Both the Preiser and Symposium companies have released CD anthologies devoted to Escalaïs.

== Sources ==
- Roland Mancini and Jean-Jacques Rouveroux (originally H. Rosenthal and J. Warrack), French edition, Guide de l’opéra, Les indispensables de la musique (Fayard, 1995). ISBN 2-213-59567-4.
- Leo Riemens, liner notes to Leonce Escalais, Lebendige Vergangenheit Compact Disc 89527 (Preiser, Austria, 2000).
- Michael Scott, The Record of Singing, Volume One (Duckworth, London, 1977).
- John Steane, The Grand Tradition: 70 years of Singing on Disc, (Duckworth, London, 1974).

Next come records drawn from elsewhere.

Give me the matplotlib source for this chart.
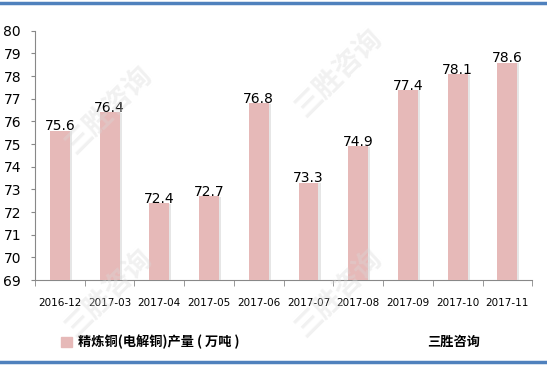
import matplotlib.pyplot as plt
import matplotlib.patheffects as pe
from matplotlib.patches import Patch
from matplotlib.lines import Line2D

plt.rcParams['font.family'] = ['Noto Sans CJK SC', 'DejaVu Sans']

# 数据
months = ['2016-12', '2017-03', '2017-04', '2017-05', '2017-06',
          '2017-07', '2017-08', '2017-09', '2017-10', '2017-11']
output = [75.6, 76.4, 72.4, 72.7, 76.8, 73.3, 74.9, 77.4, 78.1, 78.6]
series_name = '精炼铜(电解铜)产量 ( 万吨 )'
source = '三胜咨询'

bar_color = '#E6B9B8'

fig = plt.figure(figsize=(5.47, 3.67), dpi=100)
ax = fig.add_axes([0.064, 0.237, 0.909, 0.679])

x = range(len(months))
bars = ax.bar(x, output, width=0.4, color=bar_color, zorder=3)
for b in bars:
    b.set_path_effects([pe.SimplePatchShadow(offset=(1.5, -0.5), shadow_rgbFace='#cfcfcf', alpha=0.5),
                        pe.Normal()])

for i, v in enumerate(output):
    ax.annotate(f'{v}', (i, v), xytext=(0, -2), textcoords='offset points',
                ha='center', va='bottom', fontsize=10, family='DejaVu Sans', zorder=4)

ax.set_xlim(-0.5, len(months) - 0.5)
ax.set_ylim(69, 80)
ax.set_yticks(range(69, 81))
ax.set_xticks(list(x))
ax.set_xticklabels(months, fontsize=7.5, family='DejaVu Sans')
ax.set_xticks([i - 0.5 for i in range(len(months) + 1)], minor=True)
ax.tick_params(axis='x', which='major', length=0, pad=13)
ax.tick_params(axis='x', which='minor', length=4, color='#888888')
ax.tick_params(axis='y', length=3, color='#888888', pad=7, labelsize=10)
for lab in ax.get_yticklabels():
    lab.set_family('DejaVu Sans')

for s in ['top', 'right']:
    ax.spines[s].set_visible(False)
for s in ['left', 'bottom']:
    ax.spines[s].set_color('#888888')

# 水印
for (wx, wy) in [(0.2, 0.7), (0.62, 0.8), (0.2, 0.2), (0.62, 0.2)]:
    fig.text(wx, wy, '三胜咨询', fontsize=20, color='#d9d9d9', alpha=0.35,
             rotation=45, ha='center', va='center', zorder=0, weight='bold')

# 图例与来源
fig.legend(handles=[Patch(color=bar_color)], labels=[series_name],
           loc='center left', bbox_to_anchor=(0.09, 0.068), frameon=False,
           handlelength=0.8, handleheight=0.8, handletextpad=0.5,
           prop={'family': ['Noto Sans CJK SC', 'DejaVu Sans'], 'weight': 'bold', 'size': 9.5})
fig.text(0.78, 0.068, source, fontsize=9.5, weight='bold', va='center')

# 上下蓝色边线
fig.add_artist(Line2D([0, 1], [0.992, 0.992], color='#4F81BD', lw=2.5, transform=fig.transFigure))
fig.add_artist(Line2D([0, 1], [0.013, 0.013], color='#4F81BD', lw=2.5, transform=fig.transFigure))

fig.savefig('out.png', dpi=100)
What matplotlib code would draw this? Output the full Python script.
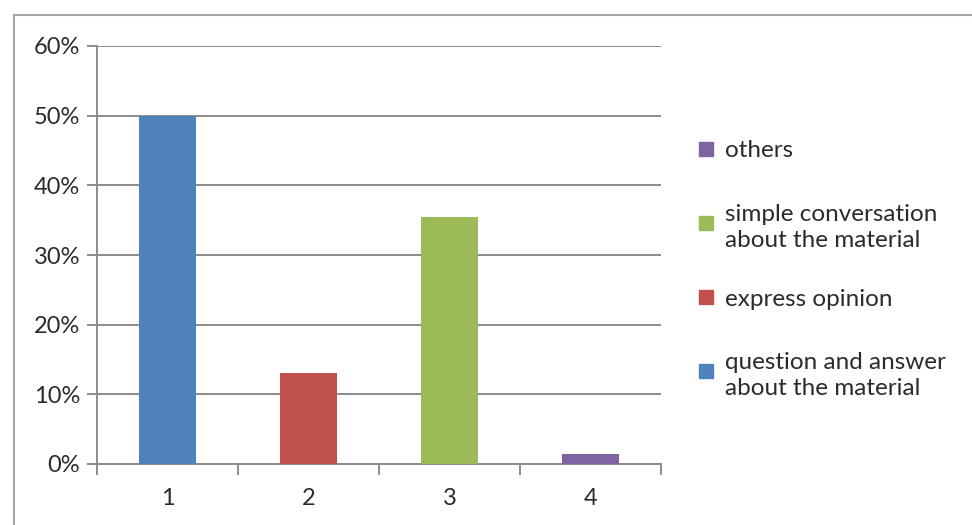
import matplotlib.pyplot as plt
from matplotlib.lines import Line2D
from matplotlib.patches import Rectangle

plt.rcParams['font.family'] = ['Lato', 'DejaVu Sans']

categories = [1, 2, 3, 4]
values = [50, 13, 35.5, 1.5]
series_labels = ["question and answer\nabout the material", "express opinion",
                 "simple conversation\nabout the material", "others"]
colors = ["#4F81BD", "#C0504D", "#9BBB59", "#8064A2"]

W, H = 972, 525
fig = plt.figure(figsize=(W / 100, H / 100), dpi=100)
ax = fig.add_axes([97 / W, 1 - 464 / H, (661 - 97) / W, (464 - 46) / H])

ax.bar(categories, values, width=0.4, color=colors, zorder=3)

ax.set_xlim(0.5, 4.5)
ax.set_ylim(0, 60)
ax.set_yticks(range(0, 61, 10))
ax.yaxis.set_major_formatter(lambda v, p: f"{v:.0f}%")
ax.yaxis.grid(True, color="#8c8c8c", lw=1.4)
ax.set_axisbelow(True)

# category boundaries get the tick marks, labels sit in between
ax.set_xticks([0.5, 1.5, 2.5, 3.5, 4.5])
ax.set_xticklabels([])
ax.set_xticks(categories, minor=True)
ax.set_xticklabels([str(c) for c in categories], minor=True)
ax.tick_params(axis="x", which="major", length=8, width=1.4, color="#8c8c8c")
ax.tick_params(axis="x", which="minor", length=0, pad=17, labelsize=17, labelcolor="#2b2b2b")
ax.tick_params(axis="y", length=7, width=1.4, color="#8c8c8c", pad=5,
               labelsize=17, labelcolor="#2b2b2b")

for s in ["top", "right"]:
    ax.spines[s].set_visible(False)
for s in ["left", "bottom"]:
    ax.spines[s].set_color("#8c8c8c")
    ax.spines[s].set_linewidth(1.4)

# legend on the right, last series on top
legend_y = [149, 223, 297, 371]
for k, i in enumerate(reversed(range(len(series_labels)))):
    yc = legend_y[k]
    fig.add_artist(Rectangle((699 / W, 1 - (yc + 7) / H), 14 / W, 14 / H,
                             transform=fig.transFigure, color=colors[i]))
    fig.text(725 / W, 1 - yc / H, series_labels[i], fontsize=17.5, color="#2b2b2b",
             va="center_baseline", ha="left", linespacing=1.3)

# chart frame
fig.add_artist(Line2D([14 / W, 14 / W], [0, 1 - 15 / H], color="#a6a6a6", lw=1.5))
fig.add_artist(Line2D([14 / W, 1], [1 - 15 / H, 1 - 15 / H], color="#a6a6a6", lw=1.5))

fig.savefig("out.png", dpi=100)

- Jean-Pierre Mouchon, "Le ténor Léon Escalaïs (1859-1940). I. Sa vie et sa carrière. Illustrations de Serge Escalaïs" in "Étude" n°38, mai-juin-juillet-août 2007 (Association internationale de chant lyrique TITTA RUFFO, website: titta-ruffo-international.jimdo.com).
- Jean-Pierre Mouchon, "Chronologie de la carrière du ténor Léon Escalaïs" in "Étude" n°42, septembre-octobre-novembre-décembre 2008 (Association internationale de chant lyrique TITTA RUFFO, site: titta-ruffo-international.jimdo.com).
- Jean-Pierre Mouchon, "Le ténor Léonce Escalaïs" (Édilivre, Saint-Denis, France, 207 pages, ill., 2014).